I use a Trinnov Altitude 16 in my theater. I am satisfied with the unit and believe that it provides high quality, many useful features and some innovative, unique room calibration features. I had my theater professionally calibrated.
But phrases like "night and day difference" and "destroys the competition" are excessive hyperbole. A well mastered recording/movie, high quality, well-positioned speakers and reasonable room acoustics are far, far more influential than devices in the electronics chain. It's not uncommon for a room to induce 10-20 dB peaks and nulls; Speakers often exhibit 1% distortion and all sorts of dispersion irregularities. By contrast, modern electronics (preprocessors, dacs, amplifiers) are audibly transparent.
I like and recommend the Trinnov. I'd buy it again. But it isn't a magic bullet.
A number of years back, I participated in blind testing between a number of AVRs and pre-pros (Marantz 8802a, Marantz 7704, Denon 4300 and others). We had the opportunity to instantly A/B between any two devices at a time. In stereo direct mode with no processing, I could not hear any difference between any no matter how hard I tried. I was shocked at the time. I'm sure if I added the Trinnov to the mix without room correction, I wouldn't be able to hear the difference now either.

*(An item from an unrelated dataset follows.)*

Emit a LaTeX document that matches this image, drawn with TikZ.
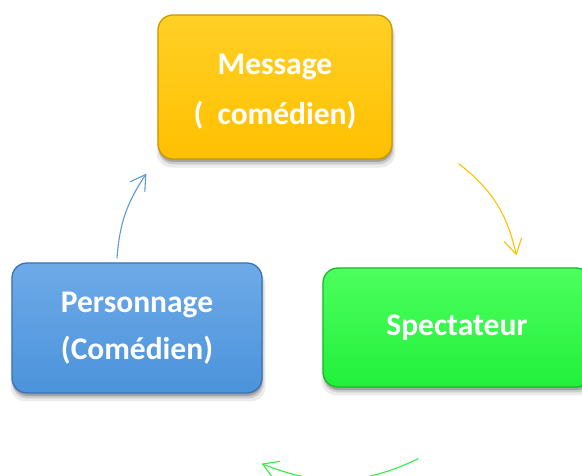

However, for me, everything changed with Audyssey vs. the Trinnov Optimizer. I had done everything I could possibly do with the Audyssey setup - fully treated room, used MSO, spent hours and hours with REW, used Denon app, etc. Yet when I used the Trinnov Optimizer without any tweaking, I had substantially (I'm trying here to not use more superlative adjectives) better stereo and ATMOS surround sound. The magnitude of improvement, again - to me, was very significant and noticeable with only the pre-pro having been changed within the system.
I had a full, professional calibration done recently. Unfortunately, I didn't save my original non-tweaked, optimizer only presets to compare to the professional calibration. Audio memory is tough with that one but I think the pro calibration squeezed a bit more cohesiveness but I don't recall it as being a significant improvement.

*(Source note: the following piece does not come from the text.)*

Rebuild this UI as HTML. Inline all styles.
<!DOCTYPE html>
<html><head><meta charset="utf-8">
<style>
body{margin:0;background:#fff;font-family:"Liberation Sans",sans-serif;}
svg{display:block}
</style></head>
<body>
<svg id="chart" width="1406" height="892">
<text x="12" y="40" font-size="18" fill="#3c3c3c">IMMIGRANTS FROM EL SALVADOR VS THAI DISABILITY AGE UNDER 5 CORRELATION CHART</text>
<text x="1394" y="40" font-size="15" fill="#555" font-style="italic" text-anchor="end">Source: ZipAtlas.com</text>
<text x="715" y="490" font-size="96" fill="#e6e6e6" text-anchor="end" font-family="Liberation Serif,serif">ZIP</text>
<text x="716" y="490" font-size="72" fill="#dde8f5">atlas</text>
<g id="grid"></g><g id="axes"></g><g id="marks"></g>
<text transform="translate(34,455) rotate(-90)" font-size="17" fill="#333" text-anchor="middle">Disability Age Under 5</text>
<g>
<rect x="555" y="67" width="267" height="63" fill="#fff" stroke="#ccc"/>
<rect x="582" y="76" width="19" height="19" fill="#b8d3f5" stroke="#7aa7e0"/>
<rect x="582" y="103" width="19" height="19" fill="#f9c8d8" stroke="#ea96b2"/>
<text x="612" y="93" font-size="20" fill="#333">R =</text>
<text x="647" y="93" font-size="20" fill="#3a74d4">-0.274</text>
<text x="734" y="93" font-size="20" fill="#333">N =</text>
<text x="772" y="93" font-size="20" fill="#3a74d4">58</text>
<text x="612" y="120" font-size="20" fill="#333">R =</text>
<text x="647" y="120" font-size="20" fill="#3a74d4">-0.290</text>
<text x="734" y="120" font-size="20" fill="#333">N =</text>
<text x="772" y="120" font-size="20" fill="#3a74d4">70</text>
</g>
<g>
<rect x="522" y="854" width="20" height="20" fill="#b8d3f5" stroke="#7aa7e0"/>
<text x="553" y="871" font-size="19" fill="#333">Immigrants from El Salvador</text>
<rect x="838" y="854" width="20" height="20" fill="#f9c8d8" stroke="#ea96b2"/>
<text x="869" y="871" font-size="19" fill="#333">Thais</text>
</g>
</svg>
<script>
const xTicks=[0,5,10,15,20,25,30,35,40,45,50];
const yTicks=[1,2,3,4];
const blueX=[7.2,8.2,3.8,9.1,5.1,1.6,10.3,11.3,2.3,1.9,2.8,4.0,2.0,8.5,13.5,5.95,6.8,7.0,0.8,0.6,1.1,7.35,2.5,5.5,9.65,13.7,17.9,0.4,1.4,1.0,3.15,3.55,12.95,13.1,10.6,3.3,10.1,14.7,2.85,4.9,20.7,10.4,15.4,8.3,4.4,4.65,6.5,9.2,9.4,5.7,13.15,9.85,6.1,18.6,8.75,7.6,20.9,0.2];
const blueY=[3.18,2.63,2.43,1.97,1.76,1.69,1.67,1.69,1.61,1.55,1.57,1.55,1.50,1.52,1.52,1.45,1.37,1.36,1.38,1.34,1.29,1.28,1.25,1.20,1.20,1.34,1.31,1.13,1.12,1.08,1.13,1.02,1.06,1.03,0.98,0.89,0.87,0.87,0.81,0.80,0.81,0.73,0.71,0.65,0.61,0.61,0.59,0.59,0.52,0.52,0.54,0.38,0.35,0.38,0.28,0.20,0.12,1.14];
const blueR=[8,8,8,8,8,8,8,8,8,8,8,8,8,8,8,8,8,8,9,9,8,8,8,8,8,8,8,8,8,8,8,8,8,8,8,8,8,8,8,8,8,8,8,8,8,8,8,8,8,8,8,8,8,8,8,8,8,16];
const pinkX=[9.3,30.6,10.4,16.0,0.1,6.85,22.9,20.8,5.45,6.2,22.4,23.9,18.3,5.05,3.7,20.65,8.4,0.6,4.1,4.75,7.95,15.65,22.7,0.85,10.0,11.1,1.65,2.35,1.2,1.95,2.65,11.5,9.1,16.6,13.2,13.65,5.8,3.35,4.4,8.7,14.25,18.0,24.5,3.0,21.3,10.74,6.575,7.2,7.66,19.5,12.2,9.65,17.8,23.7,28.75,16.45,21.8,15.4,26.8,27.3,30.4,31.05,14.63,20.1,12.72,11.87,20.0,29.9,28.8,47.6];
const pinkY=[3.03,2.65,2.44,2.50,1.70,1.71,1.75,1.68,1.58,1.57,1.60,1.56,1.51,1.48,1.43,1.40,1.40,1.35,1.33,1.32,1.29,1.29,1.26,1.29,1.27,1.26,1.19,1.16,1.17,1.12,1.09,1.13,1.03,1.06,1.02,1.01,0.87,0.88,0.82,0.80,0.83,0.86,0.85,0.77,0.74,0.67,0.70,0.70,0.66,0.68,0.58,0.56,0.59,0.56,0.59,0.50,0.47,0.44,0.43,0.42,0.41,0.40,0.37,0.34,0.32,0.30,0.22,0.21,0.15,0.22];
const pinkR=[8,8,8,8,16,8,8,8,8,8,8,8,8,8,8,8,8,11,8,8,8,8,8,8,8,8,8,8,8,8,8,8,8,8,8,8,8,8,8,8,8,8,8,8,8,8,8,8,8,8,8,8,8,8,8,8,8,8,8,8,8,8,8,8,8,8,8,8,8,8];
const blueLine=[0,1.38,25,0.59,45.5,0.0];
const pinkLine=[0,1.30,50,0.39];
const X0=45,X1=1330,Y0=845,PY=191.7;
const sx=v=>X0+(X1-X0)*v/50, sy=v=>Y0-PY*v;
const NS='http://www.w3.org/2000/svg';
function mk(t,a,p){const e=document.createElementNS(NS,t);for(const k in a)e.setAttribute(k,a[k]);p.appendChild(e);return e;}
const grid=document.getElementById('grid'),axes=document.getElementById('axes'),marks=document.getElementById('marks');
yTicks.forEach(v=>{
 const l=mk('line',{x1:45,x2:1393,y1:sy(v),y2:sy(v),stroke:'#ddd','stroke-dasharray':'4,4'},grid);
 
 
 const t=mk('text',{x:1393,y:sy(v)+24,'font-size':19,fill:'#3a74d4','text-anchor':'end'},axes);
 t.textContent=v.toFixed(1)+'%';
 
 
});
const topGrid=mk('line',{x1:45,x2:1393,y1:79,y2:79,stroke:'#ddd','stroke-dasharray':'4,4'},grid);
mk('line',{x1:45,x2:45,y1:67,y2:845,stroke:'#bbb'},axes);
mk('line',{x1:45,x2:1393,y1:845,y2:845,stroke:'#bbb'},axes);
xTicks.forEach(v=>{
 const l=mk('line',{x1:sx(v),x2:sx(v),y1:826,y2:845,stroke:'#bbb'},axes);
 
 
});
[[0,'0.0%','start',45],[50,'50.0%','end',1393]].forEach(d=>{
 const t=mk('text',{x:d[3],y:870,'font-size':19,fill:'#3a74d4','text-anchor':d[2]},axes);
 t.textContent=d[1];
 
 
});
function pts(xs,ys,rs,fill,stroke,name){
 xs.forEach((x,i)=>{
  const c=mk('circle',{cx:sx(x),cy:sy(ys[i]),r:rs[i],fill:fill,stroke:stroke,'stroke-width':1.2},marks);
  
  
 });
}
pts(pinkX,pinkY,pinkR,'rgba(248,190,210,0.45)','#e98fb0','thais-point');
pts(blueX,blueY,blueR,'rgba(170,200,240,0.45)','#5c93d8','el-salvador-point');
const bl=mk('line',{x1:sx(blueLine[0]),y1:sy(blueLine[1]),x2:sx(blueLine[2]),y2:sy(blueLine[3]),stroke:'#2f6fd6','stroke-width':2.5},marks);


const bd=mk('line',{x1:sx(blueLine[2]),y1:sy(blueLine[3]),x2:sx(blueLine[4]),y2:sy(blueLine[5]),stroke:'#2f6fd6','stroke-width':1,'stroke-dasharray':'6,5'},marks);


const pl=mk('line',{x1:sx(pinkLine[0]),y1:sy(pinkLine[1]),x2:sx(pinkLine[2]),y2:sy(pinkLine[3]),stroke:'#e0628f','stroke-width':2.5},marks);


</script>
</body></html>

I'd love to do a blind A/B between a DIRAC based system and the Optimizer with an ATMOS setup with neither having been tweaked and using only the standard calibration performed. Now that would be fabulous.

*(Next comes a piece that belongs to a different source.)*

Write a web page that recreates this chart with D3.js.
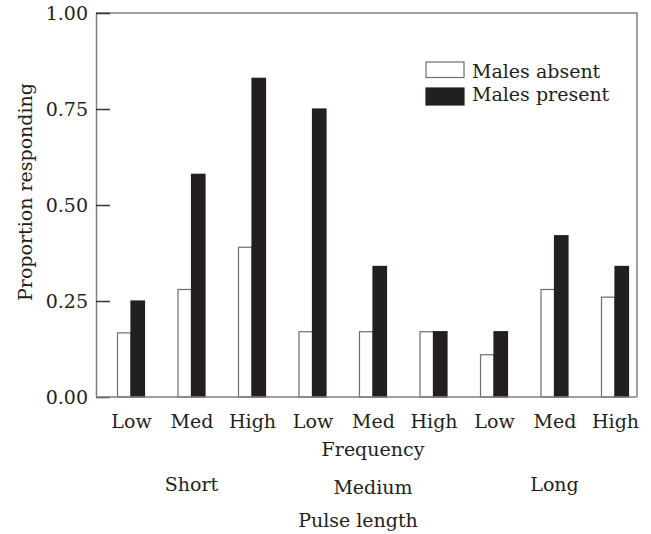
<!DOCTYPE html>
<html>
<head>
<meta charset="utf-8">
<script src="https://cdn.jsdelivr.net/npm/d3@7"></script>
<style>
  body { margin: 0; background: #fff; }
  text { font-family: "DejaVu Serif", serif; font-size: 19px; fill: #231f20; }
</style>
</head>
<body>
<div id="chart"></div>
<script>
// Chart data
var frequencies = ["Low", "Med", "High"];
var pulseLengths = ["Short", "Medium", "Long"];
var seriesNames = ["Males absent", "Males present"];
var malesAbsent = [0.167, 0.28, 0.39, 0.17, 0.17, 0.17, 0.11, 0.28, 0.26];
var malesPresent = [0.25, 0.58, 0.83, 0.75, 0.34, 0.17, 0.17, 0.42, 0.34];
var yTicks = [0, 0.25, 0.5, 0.75, 1.0];

// one key per bar group: pulse length x frequency
var groups = [];
pulseLengths.forEach(function(p) {
  frequencies.forEach(function(f) {
    groups.push({ pulse: p, freq: f, key: p + "-" + f });
  });
});
groups.forEach(function(g, i) {
  g.values = [malesAbsent[i], malesPresent[i]];
});

var svgWidth = 651;
var svgHeight = 534;

// plot box
var plotLeft = 96, plotRight = 637, plotTop = 13, plotBottom = 397;

var svg = d3.select("#chart")
  .append("svg")
  .attr("width", svgWidth)
  .attr("height", svgHeight);

var xScale = d3.scalePoint()
  .domain(groups.map(d => d.key))
  .range([131, 615]);

var xSub = d3.scaleBand()
  .domain(seriesNames)
  .range([-13.5, 13.5])
  .padding(0);

var yScale = d3.scaleLinear()
  .domain([0, 1])
  .range([plotBottom, plotTop]);

var colors = d3.scaleOrdinal()
  .domain(seriesNames)
  .range(["#ffffff", "#231f20"]);

// frame: top and right edges
svg.append("path")
  .attr("d", `M${plotLeft},${plotTop}H${plotRight}V${plotBottom}`)
  .attr("fill", "none")
  .attr("stroke", "#808080")
  .attr("stroke-width", 1.5);

// bars
var groupSel = svg.selectAll(".group")
  .data(groups)
  .enter()
  .append("g")
  .attr("class", "group")
  .attr("transform", d => `translate(${xScale(d.key)},0)`);

groupSel.selectAll("rect")
  .data(d => d.values.map((v, i) => ({ series: seriesNames[i], value: v })))
  .enter()
  .append("rect")
  .attr("x", d => xSub(d.series))
  .attr("y", d => yScale(d.value))
  .attr("width", xSub.bandwidth())
  .attr("height", d => plotBottom - yScale(d.value))
  .attr("fill", d => colors(d.series))
  .attr("stroke", d => d.series === "Males absent" ? "#6d6d6d" : "#231f20")
  .attr("stroke-width", 1.2);

// y axis with inward ticks
var leftAxis = d3.axisLeft(yScale)
  .tickValues(yTicks)
  .tickFormat(d3.format(".2f"))
  .tickSizeInner(-14)
  .tickSizeOuter(0)
  .tickPadding(8);

var yAxisG = svg.append("g")
  .attr("transform", `translate(${plotLeft},0)`)
  .call(leftAxis);
yAxisG.select(".domain").attr("stroke", "#808080").attr("stroke-width", 1.5);
yAxisG.selectAll(".tick line").attr("stroke", "#333").attr("stroke-width", 1.5);
yAxisG.selectAll("text").attr("font-family", null).attr("font-size", null);

// x axis (frequency labels)
var bottomAxis = d3.axisBottom(xScale)
  .tickFormat((d, i) => groups[i].freq)
  .tickSize(0)
  .tickPadding(17.5);

var xAxisG = svg.append("g")
  .attr("transform", `translate(0,${plotBottom})`)
  .call(bottomAxis);
xAxisG.select(".domain").remove();
xAxisG.selectAll("text").attr("font-family", null).attr("font-size", null);

svg.append("line")
  .attr("x1", plotLeft).attr("x2", plotRight)
  .attr("y1", plotBottom).attr("y2", plotBottom)
  .attr("stroke", "#808080")
  .attr("stroke-width", 1.5);

// axis titles
svg.append("text")
  .attr("x", xScale(groups[4].key))
  .attr("y", 456)
  .attr("text-anchor", "middle")
  .text("Frequency");

pulseLengths.forEach(function(p, i) {
  svg.append("text")
    .attr("x", xScale(groups[i * 3 + 1].key))
    .attr("y", i === 1 ? 494 : 491)
    .attr("text-anchor", "middle")
    .text(p);
});

svg.append("text")
  .attr("x", 358)
  .attr("y", 527)
  .attr("text-anchor", "middle")
  .text("Pulse length");

svg.append("text")
  .attr("transform", "translate(32,192) rotate(-90)")
  .attr("text-anchor", "middle")
  .text("Proportion responding");

// legend
var legend = svg.selectAll(".legend")
  .data(seriesNames)
  .enter()
  .append("g")
  .attr("class", "legend")
  .attr("transform", (d, i) => `translate(426,${i === 0 ? 62 : 88})`);

legend.append("rect")
  .attr("width", 38)
  .attr("height", (d, i) => i === 0 ? 15.5 : 17)
  .attr("fill", d => colors(d))
  .attr("stroke", d => d === "Males absent" ? "#6d6d6d" : "#231f20")
  .attr("stroke-width", 1.2);

legend.append("text")
  .attr("x", 46)
  .attr("y", (d, i) => i === 0 ? 15.5 : 12.5)
  .text(d => d);
</script>
</body>
</html>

All that being said, I can't imagine my room sounding better. I often have to check the input/output VU meters for each channel to confirm I'm listening to music in stereo vs. upmix to a multi-channel format. There is often, but not always, a three-dimensional effect with stereo music that I had never previously experienced in my room. The cohesion of the ATMOS sound bubble is substantially improved as well.
I wouldn't expect the Trinnov to be a miracle worker in an untreated room (though perhaps it is) but it made a very substantial difference in my well treated room.